Auch Kevin Trapp, mit vier Paraden gewohnt verlässlich und kaum zu überwinden, hatte sich im Vorfeld mit Erfolg als Wahrsager versucht: „Ich habe vor dem Spiel gesagt, dass wir mal diesen Lucky Punch brauchen. Am Ende war es in der 87. Minute gefühlt so.“ Was der Nationalkeeper in erster Linie mit dem eigenen Auftreten verband: „Wir haben genau das umgesetzt, was wir uns vorgenommen haben: Mutig auftreten und vorne pressen. Also anders als in Leipzig, als wir vielleicht zu viel Respekt gehabt haben. Respekt hatten wir auch vor Dortmund, wollten aber nichtsdestotrotz zeigen, was uns starkmacht.“
Dazu gehörte auch, sich nicht vom Ausgleich unmittelbar vor dem Pausentee aus der Fassung bringen zu lassen, als Mats Hummels wie bereits beim bisher letzten Auswärtssieg der Eintracht in Dortmund vor elf Jahren das 1:1 hergestellt hatte. „Die Eintracht hat hier schon lange keine drei Punkte mehr geholt, das macht die Sache umso schöner. Für uns war wichtig, die erste Viertelstunde nach der Pause zumindest dagegenzuhalten, kein Gegentor zu kassieren und wegen des Ausgleichs nicht den Kopf zu verlieren“, erklärte der gegen seinen Ex-Klub als Kapitän angetretene Sebastian Rode. Oder um es wie Bobic auf den Punkt zu bringen: „So habe ich die Jungs in Dortmund noch nie spielen sehen.“
Die Einsatzfreude hatte bereits mit dem Seitenwechsel ein kleines Osteropfer zur Folge, als Amin Younes, bemerkenswert konsequent die Zone um die Mittellinie beackernd, nicht mehr weitermachen konnte. „Amin hat gut beim Anlaufen unterstützt. Er hat eine Verletzung angedeutet, dann haben wir ihn runtergenommen, um kein Risiko einzugehen“, so Hütter zum Spielertausch.
Entsprechend werden sich auch die nächsten Trainingstage gestalten. „Die Nationalspieler haben über Ostern zwei Tage frei. Der Rest hat einen normalen Ablauf“, skizzierte Hütter nach Rücksprache mit der medizinischen Abteilung den Fahrplan für die kommende Woche.
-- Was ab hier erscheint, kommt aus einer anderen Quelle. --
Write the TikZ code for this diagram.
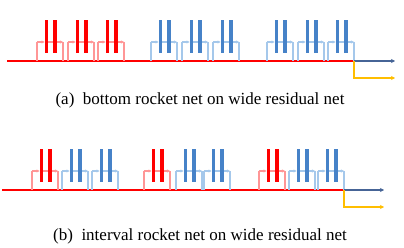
\documentclass[tikz,border=0pt]{standalone}
\usepackage{fontspec}
\setmainfont{Liberation Serif}
\usetikzlibrary{arrows.meta}
\definecolor{barred}{RGB}{255,0,0}
\definecolor{brred}{RGB}{255,150,150}
\definecolor{barblue}{RGB}{70,130,200}
\definecolor{brblue}{RGB}{165,200,235}
\definecolor{outblue}{RGB}{70,100,150}
\definecolor{outorange}{RGB}{255,190,0}
\newcommand\rocketblock[5]{%
  \node[bar=#4] (#1a) at (#2+9.5,#3-24.5) {};
  \node[bar=#4] (#1b) at (#2+18,#3-24.5) {};
  \coordinate (#1l) at (#2,#3);
  \coordinate (#1r) at (#2+26,#3);
  \coordinate (#1p) at (#2,#3-19);
  \coordinate (#1q) at (#2+26,#3-19);
  \draw[brline=#5] (#1l) -- (#1p);
  \draw[brline=#5,-{Stealth[length=3pt,width=3pt]}] (#1p) -- (#1p -| #1a.west);
  \draw[brline=#5] (#1p -| #1a.east) -- (#1p -| #1b.west);
  \draw[brline=#5,-{Stealth[length=3pt,width=3pt]}] (#1p -| #1b.east) -- (#1q);
  \draw[brline=#5] (#1q) -- (#1r);
}
\begin{document}
\begin{tikzpicture}[x=1pt,y=-1pt,
  bar/.style={fill=#1,draw=none,minimum width=3.5pt,minimum height=33pt,inner sep=0pt},
  brline/.style={draw=#1,line width=1.2pt},
  mainline/.style={draw=barred,line width=1.6pt},
  outline/.style={line width=1.6pt,-{Stealth[length=4pt,width=4pt]}},
  caption/.style={font=\fontsize{17}{20}\selectfont,inner sep=0pt}]
\useasboundingbox (0,0) rectangle (404,248);
% panel (a)
\coordinate (as) at (7,61);
\coordinate (ak) at (354,61);
\coordinate (ae) at (395,61);
\coordinate (ao) at (395,78);
\draw[mainline] (as) -- (ak);
\rocketblock{a1}{37}{61}{barred}{brred}
\rocketblock{a2}{68}{61}{barred}{brred}
\rocketblock{a3}{98}{61}{barred}{brred}
\rocketblock{a4}{151}{61}{barblue}{brblue}
\rocketblock{a5}{182}{61}{barblue}{brblue}
\rocketblock{a6}{213}{61}{barblue}{brblue}
\rocketblock{a7}{267}{61}{barblue}{brblue}
\rocketblock{a8}{298}{61}{barblue}{brblue}
\rocketblock{a9}{328}{61}{barblue}{brblue}
\draw[outline,outblue] (ak) -- (ae);
\draw[outline,outorange] (ak) |- (ao);
\node[caption] (capa) at (200,100) {(a)\ \ bottom rocket net on wide residual net};
% panel (b)
\coordinate (bs) at (2,190);
\coordinate (bk) at (344,190);
\coordinate (be) at (384,190);
\coordinate (bo) at (384,207);
\draw[mainline] (bs) -- (bk);
\rocketblock{b1}{32}{190}{barred}{brred}
\rocketblock{b2}{62}{190}{barblue}{brblue}
\rocketblock{b3}{92}{190}{barblue}{brblue}
\rocketblock{b4}{144}{190}{barred}{brred}
\rocketblock{b5}{176}{190}{barblue}{brblue}
\rocketblock{b6}{204}{190}{barblue}{brblue}
\rocketblock{b7}{259}{190}{barred}{brred}
\rocketblock{b8}{289}{190}{barblue}{brblue}
\rocketblock{b9}{318}{190}{barblue}{brblue}
\draw[outline,outblue] (bk) -- (be);
\draw[outline,outorange] (bk) |- (bo);
\node[caption] (capb) at (200,236) {(b)\ \ interval rocket net on wide residual net};
\end{tikzpicture}
\end{document}
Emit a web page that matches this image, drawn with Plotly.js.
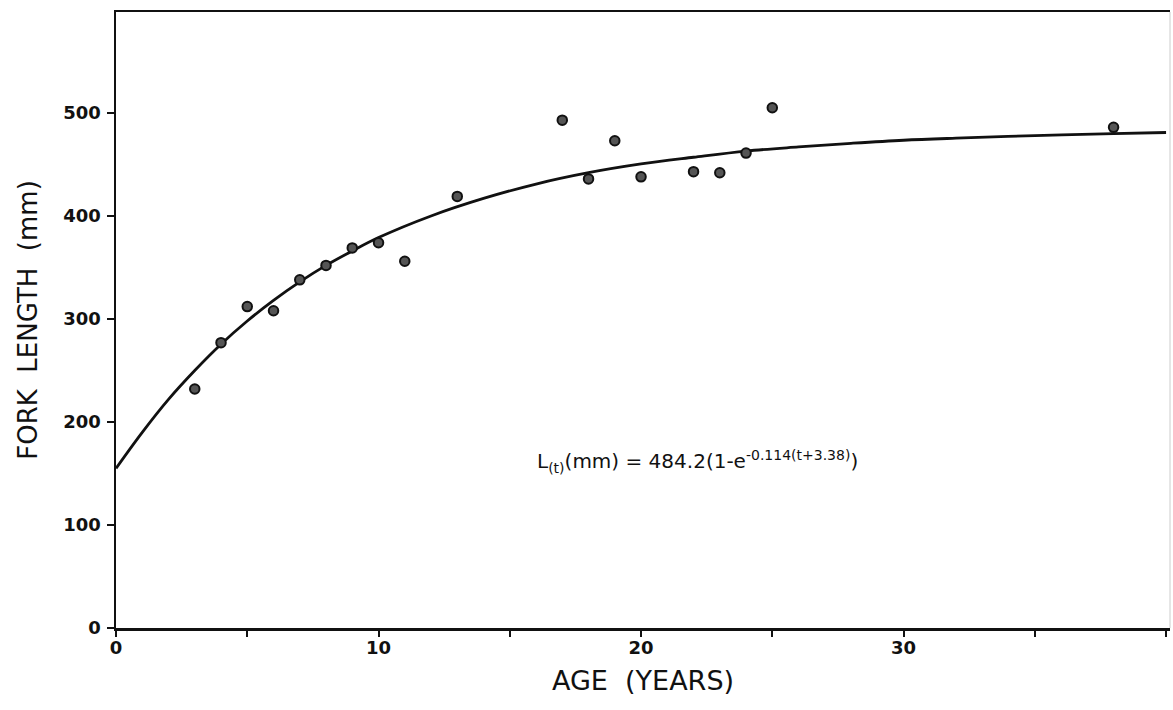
<!DOCTYPE html>
<html>
<head>
<meta charset="utf-8">
<script src="https://cdn.plot.ly/plotly-3.0.1.min.js"></script>
<style>html,body{margin:0;padding:0;background:#fff;}#chart{width:1173px;height:710px;}</style>
</head>
<body>
<div id="chart"></div>
<script>
var ageObs = [3, 4, 5, 6, 7, 8, 9, 10, 11, 13, 17, 18, 19, 20, 22, 23, 24, 25, 38];
var lenObs = [232, 277, 312, 308, 338, 352, 369, 374, 356, 419, 493, 436, 473, 438, 443, 442, 461, 505, 486];

// Fitted growth curve
var ageFit = [0, 1, 2, 3, 4, 5, 6, 7, 8, 9, 10, 12, 14, 16, 18, 20, 22, 24, 26, 28, 30, 32, 35, 38, 40];
var lenFit = [155, 190, 222, 250, 275.5, 298, 318, 336, 352, 366, 379, 400, 417, 431, 442, 450.5, 457, 463, 467, 470.5, 473.5, 475.5, 478, 480, 481];

var xTickVals = [0, 10, 20, 30];
var yTickVals = [0, 100, 200, 300, 400, 500];

var fnt = "'DejaVu Sans', sans-serif";

var traces = [
  {x: ageFit, y: lenFit, type: 'scatter', mode: 'lines', line: {color: '#111', width: 2.8, shape: 'spline'}, hoverinfo: 'skip', showlegend: false},
  {x: ageObs, y: lenObs, type: 'scatter', mode: 'markers', marker: {size: 9.5, color: '#555', line: {color: '#111', width: 2}}, showlegend: false}
];

var layout = {
  width: 1173, height: 710,
  margin: {l: 116, r: 3, t: 12, b: 82},
  paper_bgcolor: '#fff', plot_bgcolor: '#fff',
  font: {family: fnt, color: '#111'},
  xaxis: {
    range: [0, 40.15], tickvals: xTickVals, ticks: 'outside', ticklen: 6, tickwidth: 2, tickcolor: '#111',
    minor: {dtick: 5, tick0: 5, ticks: 'outside', ticklen: 6, tickwidth: 2, tickcolor: '#111', showgrid: false},
    showgrid: false, zeroline: false, showline: true, linecolor: '#111', linewidth: 2.5, mirror: true,
    tickfont: {size: 18, family: fnt, weight: 'bold'}, ticklabelstandoff: -4,
    title: {text: 'AGE  (YEARS)', font: {size: 27, family: fnt}, standoff: 14}
  },
  yaxis: {
    range: [0, 598], tickvals: yTickVals, ticks: 'outside', ticklen: 7, tickwidth: 2, tickcolor: '#111',
    showgrid: false, zeroline: false, showline: true, linecolor: '#111', linewidth: 2.5,
    tickfont: {size: 18, family: fnt, weight: 'bold'}, ticklabelstandoff: 2,
    title: {text: 'FORK  LENGTH  (mm)', font: {size: 26, family: fnt}, standoff: 18}
  },
  shapes: [
    {type: 'line', xref: 'paper', yref: 'paper', x0: 1, x1: 1, y0: 0, y1: 1, line: {color: '#ccc', width: 1}}
  ],
  annotations: [
    {x: 0.552, y: 0.27, xref: 'paper', yref: 'paper', showarrow: false, xanchor: 'center', yanchor: 'middle',
     text: 'L<sub>(t)</sub>(mm) = 484.2(1-e<sup>-0.114(t+3.38)</sup>)', font: {size: 20, family: fnt, color: '#111'}}
  ]
};

Plotly.newPlot('chart', traces, layout, {displayModeBar: false, staticPlot: true});
</script>
</body>
</html>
Also neben Younes und dem noch nicht spielfähigen Hinteregger Trapp, Schubert, Kostic, Jovic, Silva, Ilsanker, Kamada, Barkok, Zuber und Sow. Was ganz im Sinne der Profis ist. „Jetzt sollen die Spieler erstmal die Beine locker bekommen. Das nächste Topspiel gegen Wolfsburg steht vor der Tür“, blickt Bobic wie alle bereits auf die nächste wichtigste Aufgabe gegen den Tabellendritten. Denn wie Rode mit einer Mischung aus Selbstbewusstsein und Vorsicht weiß: „Sieben Punkte Vorsprung sind ein Wort, aber wir dürfen uns nicht darauf ausruhen. Nächste Woche gegen Wolfsburg müssen wir mindestens genauso eine Leistung abrufen, um etwas mitzunehmen.“ Es wäre so etwas wie die nächste Zündstufe.